Like Wario Ware, Tomodachi Life is a procession of small, robust delights with a strongly surrealist edge, although it's far less concerned with the business of deconstructing video games. Instead, it's a gentler exercise -- you place your Mii on an island and populate it with other characters, either pulled from existing Miis or, in my case, creating all-new ones based on whatever you might find hobbled together on your desk at home. From there it's all about observing and tending your human crop, guiding them towards each other to encourage relationships, seeing to their wants and needs or just watching them roll dumbly around their apartment floors.

Highlights from two weeks with Tomodachi.

Tomodachi Life is more like a petri dish, then, where you can either keep your subjects happy or prod them as they wallow in misery. There's something to be said for a little virtual cruelty -- I haven't fed Deborah Kerr for a week, and she now spends her days shivering miserably in her shack-like house -- as well as for overseeing unlikely pairings. Fernando Alonso bowled into town as something of a Lothario with those thick-browed eyes squared on my girlfriend, so I diverted him over to neighbor Princess Zelda -- and the pair have just had their first, slightly grotesque looking child.

The island itself is full of countless distractions, from the conveyor belt of shopping options -- you can buy food, interiors, outfits or, most importantly, hats, all of which are received with varying degrees of delight by inhabitants -- to events that take place according to a strict in-game calendar.
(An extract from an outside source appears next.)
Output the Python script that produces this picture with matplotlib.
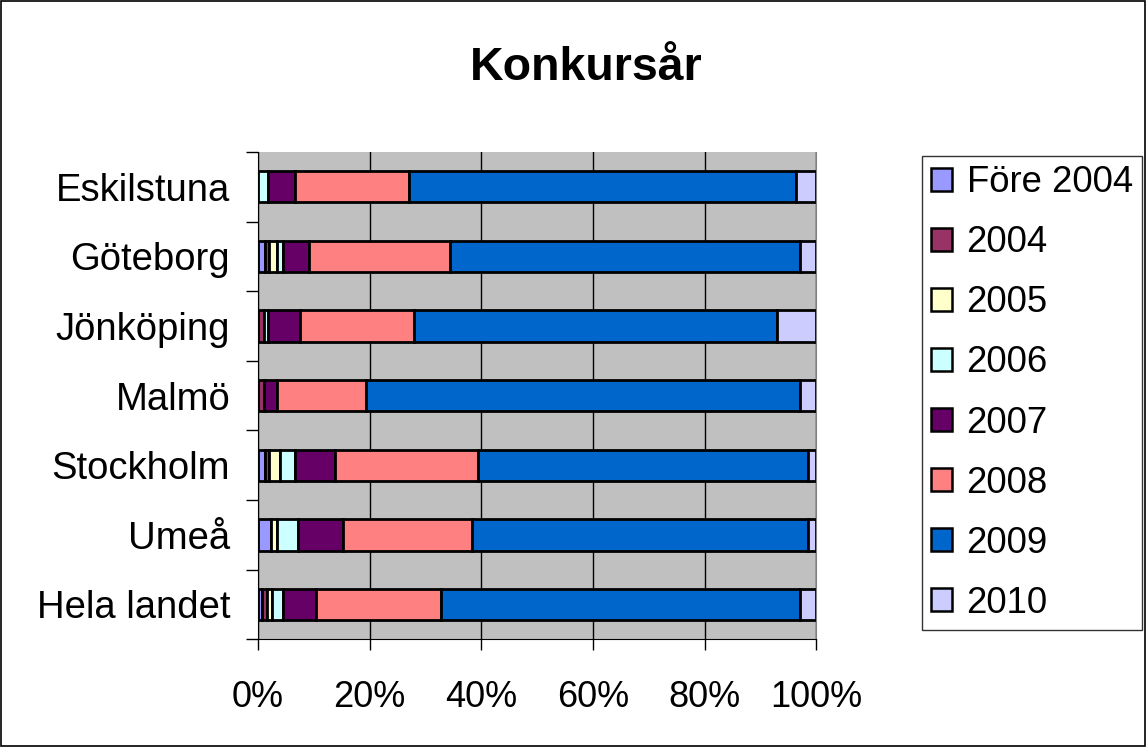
import matplotlib.pyplot as plt
import numpy as np
from matplotlib.patches import Rectangle
from matplotlib.ticker import MultipleLocator, FixedLocator, PercentFormatter

plt.rcParams['font.family'] = ['Liberation Sans', 'DejaVu Sans']

# andel konkurser per startår (%), en rad per ort
orter = ['Eskilstuna', 'Göteborg', 'Jönköping', 'Malmö', 'Stockholm', 'Umeå', 'Hela landet']
ar = ['Före 2004', '2004', '2005', '2006', '2007', '2008', '2009', '2010']
fore_2004 = [0.0, 1.2, 0.0, 0.0, 1.2, 2.4, 0.7]
ar_2004 = [0.0, 0.8, 1.0, 1.0, 0.8, 0.0, 0.9]
ar_2005 = [0.0, 1.4, 0.0, 0.0, 2.0, 1.0, 0.9]
ar_2006 = [1.8, 1.1, 0.8, 0.0, 2.6, 3.7, 2.0]
ar_2007 = [4.8, 4.6, 5.8, 2.4, 7.1, 8.1, 5.8]
ar_2008 = [20.4, 25.2, 20.4, 16.0, 25.7, 23.2, 22.5]
ar_2009 = [69.4, 62.7, 64.9, 77.6, 59.1, 60.1, 64.2]
ar_2010 = [3.6, 3.0, 7.1, 3.0, 1.5, 1.5, 3.0]
farger = ['#9999FF', '#993366', '#FFFFCC', '#CCFFFF', '#660066', '#FF8080', '#0066CC', '#CCCCFF']

serier = [fore_2004, ar_2004, ar_2005, ar_2006, ar_2007, ar_2008, ar_2009, ar_2010]

fig = plt.figure(figsize=(11.46, 7.47), dpi=100)
ax = fig.add_axes([258 / 1146, 1 - 639.3 / 747, 558.4 / 1146, 487.3 / 747])
ax.set_facecolor('#C0C0C0')

y = np.arange(len(orter))
left = np.zeros(len(orter))
for namn, vals, c in zip(ar, serier, farger):
    vals = np.array(vals) / 100
    ax.barh(y, vals, left=left, height=0.45, color=c, edgecolor='black',
            linewidth=2.0, label=namn, zorder=3)
    left += vals

ax.set_xlim(0, 1)
ax.set_ylim(len(orter) - 0.5, -0.5)
ax.xaxis.set_major_locator(MultipleLocator(0.2))
ax.xaxis.set_major_formatter(PercentFormatter(1.0, decimals=0))
ax.grid(axis='x', color='black', linewidth=1, zorder=1)
ax.set_yticks(y)
ax.set_yticklabels(orter)
ax.yaxis.set_minor_locator(FixedLocator(np.arange(-0.5, len(orter), 1)))
ax.tick_params(axis='y', which='major', length=0, pad=20, labelsize=27.5)
ax.tick_params(axis='y', which='minor', length=9, width=1, direction='out')
ax.tick_params(axis='x', length=8, width=1, direction='out', pad=21, labelsize=26)
ax.spines['top'].set_visible(False)
ax.spines['right'].set_color('#808080')
ax.spines['left'].set_color('black')
ax.spines['bottom'].set_color('black')

fig.text(586 / 1146, 1 - 68 / 747, 'Konkursår', ha='center', va='center',
         fontsize=33.5, fontweight='bold')

leg = fig.legend(loc='center left', bbox_to_anchor=(922 / 1146, 1 - 393 / 747),
                 fontsize=26.3, frameon=True, fancybox=False, edgecolor='black',
                 handlelength=0.58, handleheight=0.58, handletextpad=0.39,
                 labelspacing=0.685, borderpad=0.25, borderaxespad=0)
leg.get_frame().set_linewidth(1)
for h in leg.legend_handles:
    h.set_linewidth(1.8)

fig.patches.append(Rectangle((0.001, 0.001), 0.998, 0.998, transform=fig.transFigure,
                             fill=False, edgecolor='black', linewidth=1.2))

plt.savefig('out.png', dpi=100)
There are rap battles that break out by the fountain in the evening, a slim, wonderfully stylized RPG you can take part in by visiting the funfair when the sun sets, while a magic show takes place there during the day.

As a distraction itself, Tomodachi Life is much more limited than the likes of Animal Crossing -- you'll have exhausted all possibilities within 15 minutes or so every time you visit, though those 15 minutes are still likely to present a small, perfectly surreal surprise. Like Animal Crossing, there's a slightly bitter edge underlying the sugar-coated world. In Tomodachi Life, the happier inhabitants are the more money you have, while the more money you have the happier you can make your inhabitants, making for a slightly grubby circle of reward.

Some of those limits ensure this is the kind of game that nestles within your daily routine rather than threatening to trample all over it; Tomodachi Life is really a sideshow rather than the foundation for an all-consuming obsession. What a glorious sideshow it is, though.